Warum eigentlich? Bevor Schill diese Frage beantwortet, schweift er ab. Er erzählt von dem diesjährigen überragenden Cannes-Gewinner – der Sportartikelmarke Nike, die den Footballspieler Colin Kaepernick zum Testimonial erklärte, der zuvor gegen Rassismus protestiert hatte. Haltungskampagnen wie diese würden zeigen, „was Agenturen alles tun können“, meint Schill.

Ähnlich wie Wieden + Kennedy, die Agentur hinter der Nike-Kampagne, will auch Schill gesellschaftspolitische Zeichen setzen. Das sei gerade für wirtschaftlich gut aufgestellte Agenturen wie Serviceplan – mit einem Umsatz von 415 Millionen Euro und mehr als 4 000 Mitarbeitern der Marktführer in Deutschland – eine wichtige Aufgabe. „Ich empfinde das als meine Pflicht“, sagt der 50-Jährige.

Agenturen hätten die Möglichkeiten, etwas in der Welt zu verändern. Ein „Weltveränderer“ sei er, sagt Schill von sich selbst.

Wie er so dasitzt, mit Vollbart, Nickelbrille und nachdenklichem Blick, wirkt sein Satz überzeugend. Auch andere Agenturen wandeln auf solchen Wegen. Kolle Rebbe beispielsweise. Die Hamburger Agentur kreierte unter dem inzwischen verstorbenen Kreativchef Stefan Kolle die Öko-Kosmetiklinie „Stop The Water While Using Me“.

Große Liebe zu guter Kreation

Anders als andere Kreative ist Schill seinen Arbeitgebern lange verbunden. Bevor er 2006 zu Serviceplan kam, arbeitete er für die Hamburger Agentur Springer & Jacoby, zuletzt im Rang eines Chief Creative Officers. Es war sein erster Arbeitgeber, als er 1994 in der Werbebranche begann.

Britta Poetzsch, Kreativchefin der Hamburger Agentur Track, hat drei Jahre lang mit Schill zusammengearbeitet. „Er hat eine große Liebe zu guter Kreation“, meint sie. Schill würde viel Kritik üben, sei aber immer auch sehr wertschätzend.

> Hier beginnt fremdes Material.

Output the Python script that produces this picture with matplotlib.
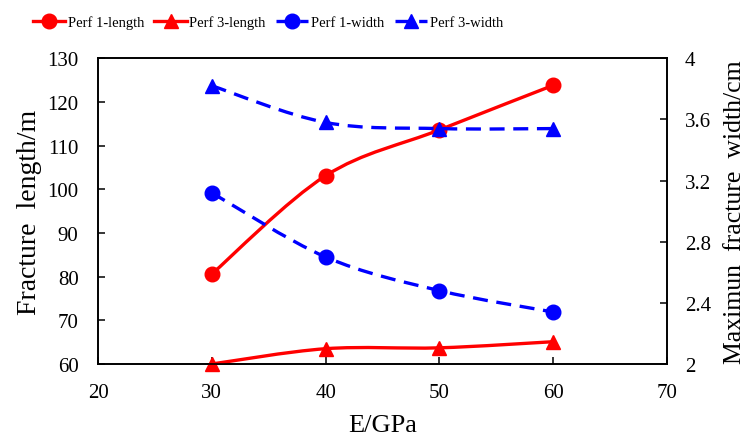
import matplotlib
matplotlib.use("Agg")
import matplotlib.pyplot as plt
from matplotlib.path import Path
from matplotlib.patches import PathPatch
from matplotlib.lines import Line2D
import numpy as np

plt.rcParams['font.family'] = ['Liberation Serif', 'DejaVu Serif']

E = [30, 40, 50, 60]
perf1_length = [80.6, 103.1, 113.6, 123.8]
perf3_length = [60.0, 63.5, 63.7, 65.1]
perf1_width = [3.12, 2.70, 2.48, 2.34]
perf3_width = [3.82, 3.58, 3.54, 3.54]

x_ticks = [20, 30, 40, 50, 60, 70]
y1_ticks = [60, 70, 80, 90, 100, 110, 120, 130]
y2_ticks = [2, 2.4, 2.8, 3.2, 3.6, 4]
y2_labels = ['2', '2.4', '2.8', '3.2', '3.6', '4']

RED = '#ff0000'
BLUE = '#0000ff'
MS = 10.5
LW = 2.4


def smooth_path(xs, ys):
    pts = np.column_stack([xs, ys]).astype(float)
    n = len(pts)
    verts = [pts[0]]
    codes = [Path.MOVETO]
    for i in range(n - 1):
        p0 = pts[i - 1] if i > 0 else pts[i]
        p1 = pts[i]
        p2 = pts[i + 1]
        p3 = pts[i + 2] if i + 2 < n else pts[i + 1]
        c1 = p1 + (p2 - p0) / 6.0
        c2 = p2 - (p3 - p1) / 6.0
        verts += [c1, c2, p2]
        codes += [Path.CURVE4] * 3
    return Path(verts, codes)


def draw(ax, xs, ys, color, marker, ls):
    patch = PathPatch(smooth_path(xs, ys), facecolor='none', edgecolor=color,
                      lw=LW, linestyle=ls, capstyle='butt', zorder=3)
    ax.add_patch(patch)
    ax.plot(xs, ys, linestyle='none', marker=marker, color=color,
            markersize=MS, zorder=4, clip_on=False)


fig = plt.figure(figsize=(7.46, 4.39), dpi=100)
ax = fig.add_axes([0.1314, 0.1686, 0.7626, 0.6964])
ax2 = ax.twinx()

dash = (0, (4.5, 2.6))
draw(ax, E, perf1_length, RED, 'o', '-')
draw(ax, E, perf3_length, RED, '^', '-')
draw(ax2, E, perf1_width, BLUE, 'o', dash)
draw(ax2, E, perf3_width, BLUE, '^', dash)

ax.set_xlim(20, 70)
ax.set_ylim(60, 130)
ax2.set_ylim(2, 4)
ax.set_xticks(x_ticks)
ax.set_yticks(y1_ticks)
ax2.set_yticks(y2_ticks)
ax2.set_yticklabels(y2_labels)

for a in (ax, ax2):
    for s in a.spines.values():
        s.set_linewidth(1.2)
        s.set_color('black')
ax.tick_params(axis='y', direction='in', length=5, width=1.1, labelsize=15, pad=14)
ax.tick_params(axis='x', direction='in', length=5, width=1.1, labelsize=15, pad=14)
ax2.tick_params(axis='y', direction='in', length=5, width=1.1, labelsize=15, pad=13)

ax.set_xlabel('E/GPa', fontsize=19, labelpad=8)
ax.set_ylabel('Fracture  length/m', fontsize=20, labelpad=4)
ax2.set_ylabel('Maximun  fracture  width/cm', fontsize=18.5, labelpad=9)

handles = [
    Line2D([], [], color=RED, lw=LW, marker='o', markersize=MS),
    Line2D([], [], color=RED, lw=LW, marker='^', markersize=MS),
    Line2D([], [], color=BLUE, lw=LW, marker='o', markersize=MS, linestyle=dash),
    Line2D([], [], color=BLUE, lw=LW, marker='^', markersize=MS, linestyle=dash),
]
labels = ['Perf 1-length', 'Perf 3-length', 'Perf 1-width', 'Perf 3-width']
fig.legend(handles, labels, loc='center', bbox_to_anchor=(0.359, 0.948), ncol=4,
           frameon=False, fontsize=10.5, handlelength=2.2, handletextpad=0.2,
           columnspacing=0.7)

fig.savefig('out.png', dpi=100)
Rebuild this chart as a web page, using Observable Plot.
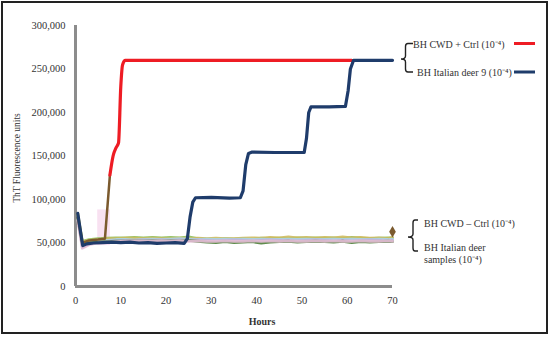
<!DOCTYPE html>
<html>
<head>
<meta charset="utf-8">
<script src="https://cdn.jsdelivr.net/npm/d3@7"></script>
<script src="https://cdn.jsdelivr.net/npm/@observablehq/plot@0.6"></script>
<style>
  html, body { margin: 0; padding: 0; background: #fff; }
  #chart { width: 550px; height: 337px; }
</style>
</head>
<body>
<div id="chart"></div>
<script>
// ---- Data ----
const xTicks = [0, 10, 20, 30, 40, 50, 60, 70];
const yTicks = [0, 50000, 100000, 150000, 200000, 250000, 300000];

const baseHours = [0.5,1.5,3,5,7,9,11,13,15,17,19,21,23,25,27,29,31,33,35,37,39,41,43,45,47,49,51,53,55,57,59,61,63,65,67,69,70];
const sampleA = [82000,52000,54000,55000,55500,56000,56000,56500,56000,56500,56000,56500,56000,57000,55000,54500,54000,55000,54500,55000,54000,55500,55000,55500,55000,56000,55500,56000,55500,56000,55000,56500,55500,55000,55500,56000,56000];
const sampleB = [84000,51000,53000,54000,55000,55000,55500,55500,55000,55500,55000,55000,55500,55000,55500,55000,55500,55000,55000,55500,56000,55500,56500,56000,57000,56000,56500,55500,56500,56000,57000,56000,56500,55500,56000,55000,56500];
const sampleC = [78000,47000,50000,52000,53000,54000,54000,53500,54000,54500,54000,54500,55000,54500,54000,54500,54000,54500,54000,54500,54000,54500,54000,54000,54500,54000,54500,54000,54000,54500,54000,54500,54000,54000,54500,54000,54500];
const sampleD = [80000,45000,49000,51000,52000,52500,53000,53000,53500,53000,53500,53000,53500,53000,53500,53000,52500,53000,53500,53000,52500,53000,53500,53000,53000,52500,53000,53500,53000,52500,53000,52500,53000,53500,53000,52500,53000];
const sampleE = [79000,48000,50000,51000,51500,52000,52000,52500,52000,52500,52000,52500,52000,53000,52000,51000,50500,51500,50500,51000,51500,50000,51000,51500,52000,51000,51500,52000,51500,51000,52000,50500,51500,51000,51500,52000,51500];
const sampleF = [76000,44000,48000,50000,51000,51500,52000,52500,52000,52000,52500,52000,52500,52000,52500,52000,52000,52500,52000,52000,52500,52000,52500,52000,52500,52000,52000,52500,52000,52500,52000,52000,52500,52000,52000,52500,52000];
const sampleNames = ["A","B","C","D","E","F"];
const sampleColors = ["#8fbf5a","#cdbb5e","#a9d3ea","#b9b0d8","#4f7f3a","#e4bcd6"];

const brownHours = [0.5,1.5,3,5,6.5,7.6];
const brownValues = [80000,50000,53000,54000,55000,128000];

const redHours = [7.6,8.3,9,9.5,10,10.4,11,20,30,40,50,61];
const redValues = [128000,150000,160000,165000,230000,255000,260000,260000,260000,260000,260000,260000];

const blueHours = [0.5,1.2,1.6,2.5,4,6,8,10,12,14,16,18,20,22,24,24.7,25.3,25.9,26.5,30,34,36.4,37,37.6,38.2,39,44,50.5,51,51.5,52,56,59.6,60.2,60.7,61.4,70];
const blueValues = [84000,60000,47000,49000,50000,50500,51000,50500,51000,50000,50500,49500,50000,50500,49500,55000,80000,97000,102000,102500,101500,102000,110000,140000,153000,154500,154000,154000,170000,200000,206500,206500,207000,225000,250000,260000,260000];

const shadeX1 = [4.9], shadeX2 = [7.7], shadeY1 = [47000], shadeY2 = [88000];
const markerHour = [70], markerValue = [63000];

const yLabel = "ThT Fluorescence units";
const xLabel = "Hours";

// ---- Build tables ----
const sampleArrays = [sampleA, sampleB, sampleC, sampleD, sampleE, sampleF];
const baseline = [];
sampleArrays.forEach((arr, i) => arr.forEach((v, j) => baseline.push({s: sampleNames[i], h: baseHours[j], v})));
const brown = brownHours.map((h, i) => ({h, v: brownValues[i]}));
const red = redHours.map((h, i) => ({h, v: redValues[i]}));
const blue = blueHours.map((h, i) => ({h, v: blueValues[i]}));
const shade = shadeX1.map((x1, i) => ({x1, x2: shadeX2[i], y1: shadeY1[i], y2: shadeY2[i]}));
const marker = markerHour.map((h, i) => ({h, v: markerValue[i]}));

const fmt = d3.format(",");

const chart = Plot.plot({
  width: 550,
  height: 337,
  marginLeft: 75,
  marginRight: 158,
  marginTop: 25,
  marginBottom: 51,
  style: {fontFamily: "'Liberation Serif', serif", fontSize: "10.5px", color: "#333", background: "#fff"},
  x: {domain: [0, 70], ticks: xTicks, tickSize: 0, tickPadding: 10, label: null},
  y: {domain: [0, 300000], ticks: yTicks, tickSize: 0, tickPadding: 10, tickFormat: fmt, label: null},
  color: {domain: sampleNames, range: sampleColors},
  marks: [
    Plot.rect(shade, {x1: "x1", x2: "x2", y1: "y1", y2: "y2", fill: "#f6d9ee", fillOpacity: 0.8}),
    Plot.ruleX([0], {y1: 0, y2: 300000, stroke: "#8c8c8c", strokeWidth: 3}),
    Plot.ruleY([0], {x1: 0, x2: 70, stroke: "#8c8c8c", strokeWidth: 3}),
    Plot.line(baseline, {x: "h", y: "v", z: "s", stroke: "s", strokeWidth: 2.8, strokeOpacity: 0.9}),
    Plot.line(brown, {x: "h", y: "v", stroke: "#7b5a2e", strokeWidth: 2.5}),
    Plot.line(red, {x: "h", y: "v", stroke: "#ee1c24", strokeWidth: 3.2, curve: "monotone-x"}),
    Plot.line(blue, {x: "h", y: "v", stroke: "#1f3c6b", strokeWidth: 3.2}),
    Plot.dot(marker, {x: "h", y: "v", symbol: "diamond", r: 3.5, fill: "#7b5a2e"})
  ]
});
document.getElementById("chart").appendChild(chart);

// ---- Annotations (axis titles, legend braces, border) ----
const svg = d3.select(chart);
const font = "'Liberation Serif', serif";

svg.append("text")
  .attr("transform", "translate(20,158) rotate(-90)")
  .attr("text-anchor", "middle")
  .attr("font-family", font).attr("font-size", 9.5).attr("fill", "#333")
  .text(yLabel);
svg.append("text")
  .attr("x", 262).attr("y", 325)
  .attr("text-anchor", "middle")
  .attr("font-family", font).attr("font-size", 10).attr("font-weight", "bold").attr("fill", "#333")
  .text(xLabel);

const legendTop = [
  {label: "BH CWD + Ctrl (10⁻⁴)", color: "#ee1c24", tx: 413, ty: 47.5, ly: 43.5},
  {label: "BH Italian deer 9 (10⁻⁴)", color: "#1f3c6b", tx: 417, ty: 75.5, ly: 72}
];
legendTop.forEach(d => {
  svg.append("text").attr("x", d.tx).attr("y", d.ty).attr("text-anchor", "start")
    .attr("font-family", font).attr("font-size", 10).attr("fill", "#333").text(d.label);
  svg.append("line").attr("x1", 514).attr("x2", 535).attr("y1", d.ly).attr("y2", d.ly)
    .attr("stroke", d.color).attr("stroke-width", 3);
});
svg.append("path")
  .attr("d", "M413,43.5 H408 Q405.5,43.5 405.5,46.5 V56 Q405.5,59 401,59 Q405.5,59 405.5,62 V69 Q405.5,72 408,72 H413")
  .attr("fill", "none").attr("stroke", "#222").attr("stroke-width", 1.4);

const legendBottom = [
  {label: "BH CWD – Ctrl (10⁻⁴)", ty: 226.5},
  {label: "BH Italian deer", ty: 250.5},
  {label: "samples (10⁻⁴)", ty: 262.5}
];
legendBottom.forEach(d => {
  svg.append("text").attr("x", 424).attr("y", d.ty).attr("text-anchor", "start")
    .attr("font-family", font).attr("font-size", 10).attr("fill", "#333").text(d.label);
});
svg.append("path")
  .attr("d", "M418,220 H415 Q413,220 413,223 V234 Q413,237 408,237 Q413,237 413,240 V248 Q413,251 415,251 H418")
  .attr("fill", "none").attr("stroke", "#222").attr("stroke-width", 1.4);

svg.append("rect")
  .attr("x", 2).attr("y", 2).attr("width", 545).attr("height", 331)
  .attr("fill", "none").attr("stroke", "#222").attr("stroke-width", 2);
</script>
</body>
</html>
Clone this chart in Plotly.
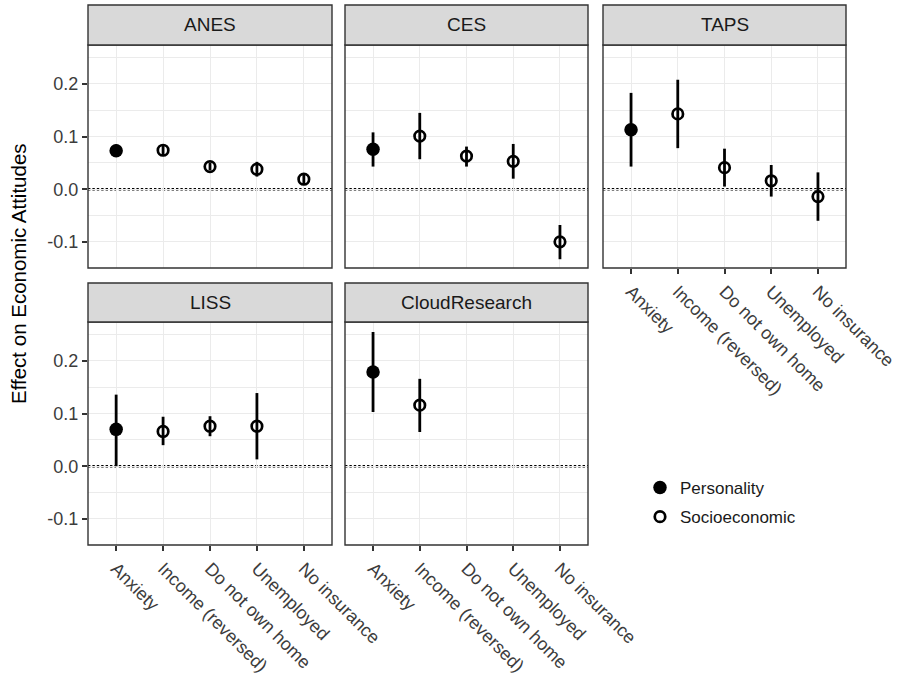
import plotly.graph_objects as go

# ---------------------------------------------------------------- data
categories = ["Anxiety", "Income (reversed)", "Do not own home", "Unemployed", "No insurance"]
studies = ["ANES", "CES", "TAPS", "LISS", "CloudResearch"]

# point estimates and 95% interval bounds; None = not measured in that study
anes_est = [0.073, 0.074, 0.043, 0.038, 0.019]
anes_lo = [0.062, 0.063, 0.036, 0.024, 0.011]
anes_hi = [0.085, 0.085, 0.050, 0.052, 0.027]

ces_est = [0.076, 0.101, 0.063, 0.053, -0.100]
ces_lo = [0.043, 0.057, 0.043, 0.020, -0.133]
ces_hi = [0.108, 0.145, 0.081, 0.086, -0.068]

taps_est = [0.113, 0.143, 0.041, 0.016, -0.014]
taps_lo = [0.043, 0.078, 0.005, -0.014, -0.060]
taps_hi = [0.183, 0.208, 0.077, 0.046, 0.032]

liss_est = [0.070, 0.066, 0.076, 0.076, None]
liss_lo = [0.000, 0.040, 0.057, 0.013, None]
liss_hi = [0.136, 0.094, 0.095, 0.139, None]

cloud_est = [0.179, 0.116, None, None, None]
cloud_lo = [0.103, 0.065, None, None, None]
cloud_hi = [0.255, 0.166, None, None, None]

y_tickvals = [-0.1, 0.0, 0.1, 0.2]
y_ticktext = ["-0.1", "0.0", "0.1", "0.2"]

series = {
    "ANES": (anes_est, anes_lo, anes_hi),
    "CES": (ces_est, ces_lo, ces_hi),
    "TAPS": (taps_est, taps_lo, taps_hi),
    "LISS": (liss_est, liss_lo, liss_hi),
    "CloudResearch": (cloud_est, cloud_lo, cloud_hi),
}

# ---------------------------------------------------------------- layout geometry (pixels)
W, H = 901, 688
cols = [(88, 332), (345, 588), (603, 846)]
rows = [((5, 45), (45, 268)), ((283, 322), (322, 545))]  # (strip, panel) vertical extents
placement = {"ANES": (0, 0), "CES": (0, 1), "TAPS": (0, 2), "LISS": (1, 0), "CloudResearch": (1, 1)}
labelled_x = {"TAPS", "LISS", "CloudResearch"}
labelled_y = {"ANES", "LISS"}

FONT = "Liberation Sans, Arial, sans-serif"
DARK = "#333333"
TEXT = "#3C3C3C"
GRID = "#EBEBEB"

fig = go.Figure()
shapes, annotations = [], []
layout_axes = {}

for i, study in enumerate(studies):
    n = i + 1
    xa, ya = ("x" if n == 1 else f"x{n}"), ("y" if n == 1 else f"y{n}")
    r, c = placement[study]
    (s0, s1), (p0, p1) = rows[r]
    x0, x1 = cols[c]
    est, lo, hi = series[study]

    kinds = [("Personality", [0]), ("Socioeconomic", [1, 2, 3, 4])]
    for name, idx in kinds:
        keep = [k for k in idx if est[k] is not None]
        filled = name == "Personality"
        fig.add_trace(go.Scatter(
            x=[categories[k] for k in keep],
            y=[est[k] for k in keep],
            mode="markers", name=name, legendgroup=name,
            showlegend=(i == 0),
            xaxis=xa, yaxis=ya,
            error_y=dict(type="data", symmetric=False,
                         array=[hi[k] - est[k] for k in keep],
                         arrayminus=[est[k] - lo[k] for k in keep],
                         width=0, thickness=2.8, color="black"),
            marker=dict(
                symbol="circle" if filled else "circle-open",
                size=13.5 if filled else 10.5,
                color="black",
                line=dict(width=0 if filled else 2.7, color="black"),
            ),
        ))

    layout_axes[f"xaxis{'' if n == 1 else n}"] = dict(
        domain=[x0 / W, x1 / W], anchor=ya, automargin=False,
        type="category", categoryorder="array", categoryarray=categories,
        range=[-0.6, 4.6],
        showgrid=True, gridcolor=GRID, gridwidth=1.2,
        zeroline=False, showline=False,
        ticks="outside" if study in labelled_x else "",
        ticklen=5, tickwidth=1.5, tickcolor=DARK,
        showticklabels=study in labelled_x,
        tickangle=45,
        tickfont=dict(family=FONT, size=18, color=TEXT),
        fixedrange=True,
    )
    layout_axes[f"yaxis{'' if n == 1 else n}"] = dict(
        domain=[1 - p1 / H, 1 - p0 / H], anchor=xa, automargin=False,
        range=[-0.1497, 0.274],
        tickvals=y_tickvals, ticktext=y_ticktext,
        showgrid=True, gridcolor=GRID, gridwidth=1.2,
        minor=dict(dtick=0.05, tick0=0, showgrid=True, gridcolor=GRID, gridwidth=0.7),
        zeroline=False, showline=False,
        ticks="outside" if study in labelled_y else "",
        ticklen=5, tickwidth=1.5, tickcolor=DARK,
        showticklabels=study in labelled_y,
        tickfont=dict(family=FONT, size=18, color=TEXT),
        fixedrange=True,
    )

    # dotted reference line at zero
    shapes.append(dict(type="line", xref=f"{xa} domain", yref=ya, x0=0, x1=1, y0=0, y1=0,
                       line=dict(color="black", width=2.6, dash="2.4px,2px"), layer="below"))
    # panel border
    shapes.append(dict(type="rect", xref="paper", yref="paper",
                       x0=x0 / W, x1=x1 / W, y0=1 - p1 / H, y1=1 - p0 / H,
                       line=dict(color=DARK, width=1.4), fillcolor="rgba(0,0,0,0)", layer="above"))
    # facet strip
    shapes.append(dict(type="rect", xref="paper", yref="paper",
                       x0=x0 / W, x1=x1 / W, y0=1 - s1 / H, y1=1 - s0 / H,
                       line=dict(color=DARK, width=1.4), fillcolor="#D9D9D9", layer="above"))
    annotations.append(dict(text=study, xref="paper", yref="paper",
                            x=(x0 + x1) / 2 / W, y=1 - (s0 + s1) / 2 / H,
                            xanchor="center", yanchor="middle", showarrow=False,
                            font=dict(family=FONT, size=19, color="#1A1A1A")))

annotations.append(dict(text="Effect on Economic Attitudes", xref="paper", yref="paper",
                        x=18 / W, y=1 - 274 / H, textangle=-90,
                        xanchor="center", yanchor="middle", showarrow=False,
                        font=dict(family=FONT, size=20.5, color="black")))

fig.update_layout(
    width=W, height=H,
    margin=dict(l=0, r=0, t=0, b=0, autoexpand=False),
    paper_bgcolor="white", plot_bgcolor="white",
    shapes=shapes, annotations=annotations,
    legend=dict(x=640 / W, y=1 - 470 / H, xanchor="left", yanchor="top",
                font=dict(family=FONT, size=17, color="#1A1A1A"),
                tracegroupgap=4, bgcolor="rgba(0,0,0,0)"),
    font=dict(family=FONT),
    **layout_axes,
)

fig.write_html("out.html")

Springer & Jacoby war einst bekannt für seine außerordentliche Kreativität. Schill erhofft sich eine ähnliche Strahlkraft seiner Leuchtturmprojekte hinein in den Rest der Agentur Serviceplan. Projekte wie Dot werden in einem eigenen Team bearbeitet, dem Innovationsteam, bestehend aus zehn Mitarbeitern in München. Und es ist nicht dessen einzige Aufgabe.

In einem anderen Projekt geht es darum, Reisanbau auf dem verseuchten Boden in Fukushima zu ermöglichen. Und zu vermarkten. Dafür ist Schill eine Kooperation mit der Meter Group aus den USA eingegangen. Er will nun Lebensmittelkonzerne dazu bringen, Produkte aus diesem Landstrich wieder zu beziehen. „Ich finde diese Projekte wahnsinnig spannend“, sagt er und blättert versunken in einem Buch, hergestellt aus Papier aus Fukushima.

Schill möchte dem Innovationsteam am liebsten eine eigene Firmenstruktur geben. Dann würde es einen Geschäftsführer geben und Firmenanteile für die Führungskräfte. Serviceplan ist dafür bekannt, immer neue Firmen in seinem Reich zu gründen und damit das Partnermodell zu festigen. Auch auf der Kreativseite hat sich Schill einiges einfallen lassen: 2016 etablierte er das sogenannte internationale „Creative Board“.

Fünf Männer, die Schill für ein offizielles Foto – sehr männlich – in einem Barbershop posieren ließ.

Auch Schills Hobby ist das eines echten Kerls: mit historischen Motorrädern, die einige Jahrzehnte auf dem Buckel haben, an die Strände der Welt cruisen und dort Motorradrennen fahren. Schills Augen leuchten, wenn er von seiner großen Leidenschaft erzählt.

Kein Aufwand ist dann zu groß, er lässt seine Motorräder überall hinbringen, auch über den Atlantik nach New Jersey, um sich mit den besten Fahrern am Strand zu messen. „Das mache ich immer ganz allein – das ist mir wichtig“, sagt er. Es ist sein Energietank, den er braucht, um wieder in das Agenturgeschehen einzutauchen. Hoch oben im Turm in Hamburg.